Grammy awards 2015 best photos
Beyoncé closes the show with Take My Hand Precious Lord as a group of background performers pose in a "hands up, don't shoot" stance Robyn Beck/AFP

She may be music royalty but even Beyoncé can't get away with "stepping on the little people".

The Drunk In Love hitmaker has been branded "disrespectful" and "selfish" after allegedly stealing Ledisi's limelight in the wake of her controversial Grammy performance.

Fans could not hold back their disappointment after Beyoncé was asked to sing Precious Lord, Take My Hand, in place of Ledisi, the r'n'b and jazz star who originally sang the song in civil rights movie, Selma.

As Ledisi plays Mahalia Jackson in Ava DuVernay's Oscar-nominated film and performs the track on the official soundtrack, many fans could not understand why she wasn't given her moment to shine on music's biggest night.

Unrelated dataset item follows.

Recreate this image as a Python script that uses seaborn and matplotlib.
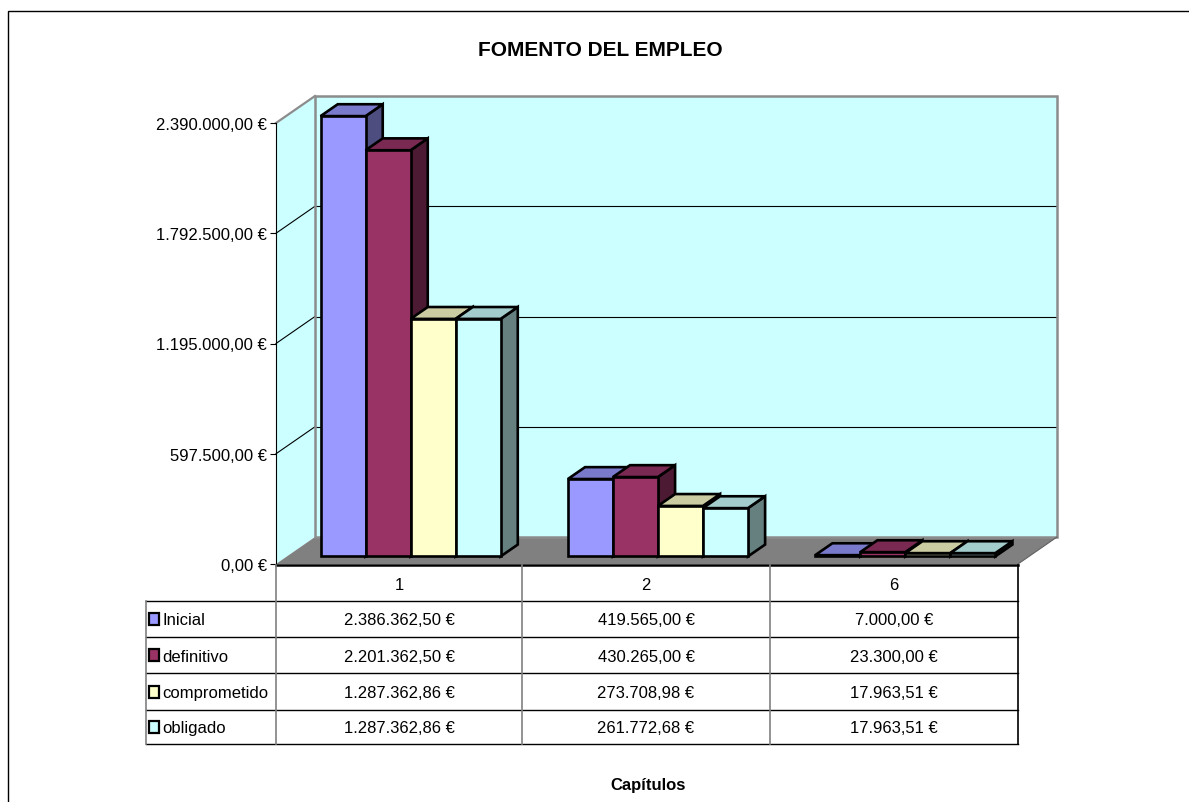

"I feel sad and surprised that she pulled this under Ledisi's rug. Bey has stepped on many people's toes, I just wished her s**t would be exposed. Not a very considerate person," one critic said.

While Ledisi admitted to being "a little disappointed" she didn't grace the Grammy stage herself, she said she understands why Jay-Z's wife was chosen.

"But I got over that and I had to look at the positive and empower women," she told Entertainment Tonight on the Grammy red carpet ahead of the show. "We have to empower each other. It's a great thing. And one day I'll be on that Grammy stage. Every artist wants to be on the Grammys stage. That's part of our career is to be there. So my time will come when it's time."

Despite the snub, Ledisi said she appreciated the opportunity to be part of a legacy and was glad Selma was receiving the exposure it deserved.

"I was able to portray an iconic gospel singer, the queen of gospel Mahalia Jackson. I sang the version she sang, Take My Hand as well with Thomas Dorsey writing it and now we get to see Beyoncé sing a song that's been living forever and to her generation," she said. "It's great. I'm part of a legacy of great women and the Queen of Soul [Aretha Franklin] sang it as well. So I'm a part of that."